Alex Txikon è uno dei migliori alpinisti himalayani di oggi. Nato 37 anni fa a Lemoa, nel Paese Basco, è diventato famoso nel 2016 compiendo la prima invernale del Nanga Parbat insieme a Simone Moro, ad Ali Sadpara e a Tamara Lunger.
Un anno dopo, ha tentato la salita invernale senza ossigeno dell’Everest, ma ha fatto dietro-front ai 7900 metri del Colle Sud. Nelle scorse settimane, Alex Txikon ha compiuto due imprese straordinarie, ma i media italiani hanno dato spazio solamente alla prima. Invece è giusto parlare di entrambe.

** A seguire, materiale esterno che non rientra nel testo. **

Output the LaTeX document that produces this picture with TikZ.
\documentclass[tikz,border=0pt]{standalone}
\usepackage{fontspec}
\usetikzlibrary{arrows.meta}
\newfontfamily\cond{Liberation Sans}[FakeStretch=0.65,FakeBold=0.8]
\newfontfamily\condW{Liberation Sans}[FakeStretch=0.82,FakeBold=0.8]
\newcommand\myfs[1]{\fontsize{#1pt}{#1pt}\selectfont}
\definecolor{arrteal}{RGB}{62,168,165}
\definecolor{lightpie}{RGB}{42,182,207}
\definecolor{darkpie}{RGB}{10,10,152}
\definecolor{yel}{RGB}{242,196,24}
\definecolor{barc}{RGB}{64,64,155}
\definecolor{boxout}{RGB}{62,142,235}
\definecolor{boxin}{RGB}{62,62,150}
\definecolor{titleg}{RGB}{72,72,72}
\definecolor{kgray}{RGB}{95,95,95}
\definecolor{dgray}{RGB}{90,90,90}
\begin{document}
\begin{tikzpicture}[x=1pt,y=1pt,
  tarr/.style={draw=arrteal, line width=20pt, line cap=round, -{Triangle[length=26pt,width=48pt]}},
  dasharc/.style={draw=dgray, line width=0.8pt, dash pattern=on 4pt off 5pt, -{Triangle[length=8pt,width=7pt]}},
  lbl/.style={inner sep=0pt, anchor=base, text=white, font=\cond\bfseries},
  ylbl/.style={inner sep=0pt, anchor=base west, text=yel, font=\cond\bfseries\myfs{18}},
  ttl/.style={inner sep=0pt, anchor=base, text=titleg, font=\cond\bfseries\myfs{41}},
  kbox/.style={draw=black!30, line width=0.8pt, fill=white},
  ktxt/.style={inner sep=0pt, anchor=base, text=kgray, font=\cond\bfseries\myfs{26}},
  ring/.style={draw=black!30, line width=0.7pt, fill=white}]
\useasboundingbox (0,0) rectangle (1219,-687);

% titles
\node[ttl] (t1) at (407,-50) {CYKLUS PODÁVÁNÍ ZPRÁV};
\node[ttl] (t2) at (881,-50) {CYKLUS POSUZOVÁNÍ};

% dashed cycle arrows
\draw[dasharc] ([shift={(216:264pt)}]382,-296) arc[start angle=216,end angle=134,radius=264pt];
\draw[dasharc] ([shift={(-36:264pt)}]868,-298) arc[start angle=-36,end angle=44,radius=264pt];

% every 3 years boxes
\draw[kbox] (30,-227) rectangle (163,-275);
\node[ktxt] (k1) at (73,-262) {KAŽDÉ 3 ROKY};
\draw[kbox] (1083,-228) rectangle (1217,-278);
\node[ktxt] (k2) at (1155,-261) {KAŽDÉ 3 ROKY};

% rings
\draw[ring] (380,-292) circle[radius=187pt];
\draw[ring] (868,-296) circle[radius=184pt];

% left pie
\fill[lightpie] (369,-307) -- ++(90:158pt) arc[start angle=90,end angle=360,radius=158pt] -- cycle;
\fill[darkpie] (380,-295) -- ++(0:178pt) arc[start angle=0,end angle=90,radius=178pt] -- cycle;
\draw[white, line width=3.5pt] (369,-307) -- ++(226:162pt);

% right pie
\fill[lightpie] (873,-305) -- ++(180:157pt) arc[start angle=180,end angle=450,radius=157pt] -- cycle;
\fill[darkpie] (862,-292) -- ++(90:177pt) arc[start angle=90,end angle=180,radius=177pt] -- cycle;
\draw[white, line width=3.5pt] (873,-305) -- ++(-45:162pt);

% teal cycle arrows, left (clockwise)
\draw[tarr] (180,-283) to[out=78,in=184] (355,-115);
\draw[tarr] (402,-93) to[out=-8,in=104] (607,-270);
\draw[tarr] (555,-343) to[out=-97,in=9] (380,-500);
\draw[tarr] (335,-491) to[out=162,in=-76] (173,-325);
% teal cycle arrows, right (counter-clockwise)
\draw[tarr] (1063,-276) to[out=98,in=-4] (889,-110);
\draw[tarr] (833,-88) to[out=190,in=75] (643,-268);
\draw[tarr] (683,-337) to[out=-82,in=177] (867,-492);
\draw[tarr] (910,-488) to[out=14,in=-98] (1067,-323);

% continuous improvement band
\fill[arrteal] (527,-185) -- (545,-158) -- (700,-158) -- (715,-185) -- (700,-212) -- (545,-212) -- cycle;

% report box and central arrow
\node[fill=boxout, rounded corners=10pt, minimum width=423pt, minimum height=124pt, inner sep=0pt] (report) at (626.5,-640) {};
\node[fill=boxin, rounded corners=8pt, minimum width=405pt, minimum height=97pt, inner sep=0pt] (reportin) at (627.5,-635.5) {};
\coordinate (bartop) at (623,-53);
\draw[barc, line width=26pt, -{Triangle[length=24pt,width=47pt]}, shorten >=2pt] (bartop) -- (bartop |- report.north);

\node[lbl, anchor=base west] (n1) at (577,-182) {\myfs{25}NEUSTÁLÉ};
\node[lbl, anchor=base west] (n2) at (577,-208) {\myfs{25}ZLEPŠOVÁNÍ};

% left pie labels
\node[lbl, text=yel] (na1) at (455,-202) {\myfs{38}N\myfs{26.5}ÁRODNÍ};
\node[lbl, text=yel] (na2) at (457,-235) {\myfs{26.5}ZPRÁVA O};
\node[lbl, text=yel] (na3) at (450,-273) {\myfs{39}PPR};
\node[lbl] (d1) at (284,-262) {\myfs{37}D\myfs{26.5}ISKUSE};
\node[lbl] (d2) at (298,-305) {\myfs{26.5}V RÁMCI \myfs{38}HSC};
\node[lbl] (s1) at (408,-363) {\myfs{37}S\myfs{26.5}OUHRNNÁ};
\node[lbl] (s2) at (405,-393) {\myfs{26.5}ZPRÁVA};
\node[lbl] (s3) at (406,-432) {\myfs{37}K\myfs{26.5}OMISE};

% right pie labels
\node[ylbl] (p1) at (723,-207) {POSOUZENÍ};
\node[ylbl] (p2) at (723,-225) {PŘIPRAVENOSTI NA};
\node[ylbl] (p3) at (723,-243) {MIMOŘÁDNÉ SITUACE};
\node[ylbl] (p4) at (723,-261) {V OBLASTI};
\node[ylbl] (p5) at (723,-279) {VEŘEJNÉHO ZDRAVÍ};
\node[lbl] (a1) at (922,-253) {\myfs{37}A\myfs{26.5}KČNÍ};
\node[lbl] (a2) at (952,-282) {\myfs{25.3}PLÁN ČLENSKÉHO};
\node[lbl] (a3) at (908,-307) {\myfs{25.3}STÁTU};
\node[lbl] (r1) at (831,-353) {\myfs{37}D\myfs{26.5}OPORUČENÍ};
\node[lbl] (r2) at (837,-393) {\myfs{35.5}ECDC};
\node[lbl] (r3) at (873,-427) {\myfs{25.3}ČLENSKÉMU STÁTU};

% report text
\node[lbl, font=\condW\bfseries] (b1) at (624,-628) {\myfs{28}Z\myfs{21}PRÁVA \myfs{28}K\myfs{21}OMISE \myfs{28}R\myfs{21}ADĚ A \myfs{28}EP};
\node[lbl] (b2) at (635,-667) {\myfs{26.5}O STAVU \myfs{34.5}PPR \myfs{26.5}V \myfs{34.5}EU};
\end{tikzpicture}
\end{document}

Il 4 marzo, Txikon e i suoi tre compagni (Félix Criado, Josep Sanchis e Ignacio de Zuloaga) si spostano in elicottero dal K2 al Nanga Parbat, per cercare Daniele Nardi e Tom Ballard, scomparsi dal 24 febbraio sullo Sperone Mummery. Sanno che il rischio è molto alto, e che la possibilità di trovare i due vivi è minima. Ma tentano lo stesso.
Alex risale in elicottero lo Sperone fino a 7000 metri, poi il team spagnolo, con i pakistani Ali Sadpara, Imtiyaz e Dilawar, esplora dal basso la parete del Nanga per tre giorni, tra temperature polari e valanghe.

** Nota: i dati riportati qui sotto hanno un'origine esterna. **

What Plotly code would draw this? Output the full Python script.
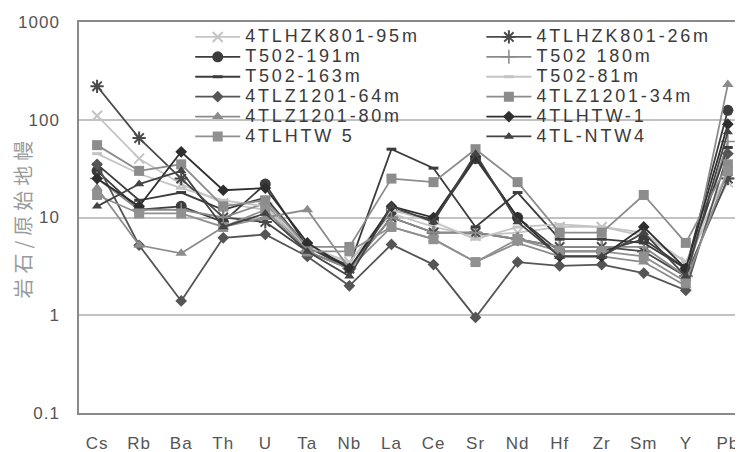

Risale lo Sperone fin quasi al Campo 3, prosegue le ricerche con i droni. Infine dedica un terzo giorno di ricerche alla via Kinshofer, la “normale” del Nanga Parbat. Prima di lasciare la montagna il 7 marzo, Txikon scatta a distanza la foto che mostra i corpi senza vita di Tom e Daniele.
Poi, tornato ai piedi del K2, Alex Txikon tenta ancora una volta la prima invernale della seconda cima della Terra. Con lui, insieme a de Zuloaga e Criado, sono gli sherpa Cheppal, Walung, Geljen e Pasang. Il 14 marzo il team parte verso l’alto lungo lo Sperone Abruzzi, il 16 raggiunge il Campo 3 sulla Piramide Nera, a 7050 metri. Ma il vento è troppo forte, e li costringe a scendere.
“Behe Kanpalekura iritsi berri gara, ondo gaude” scrive in euskera, la lingua dei baschi, Txikon sul suo blog alle 10.30 italiane, le 14.30 in Pakistan di domenica 17 marzo. “Siamo appena arrivati al campo base, stiamo tutti bene”.
E prosegue. “Il forte vento ci ha impedito di andare avanti. Il K2 in inverno resiste, e bisogna rispettarlo. Ho imparato che se sei ossessionato dalla montagna, lei non ti rispetta. Lei è libera e noi veniamo per salirla. Per questo cerco di trovare quel limite, così da poter sempre tornare casa, tutti insieme. Bisogna ascoltare la montagna. Quest’inverno ci ha detto che non è ancora il momento. Torneremo”.
E’ una lezione di alpinismo, è una lezione (o due lezioni) di vita.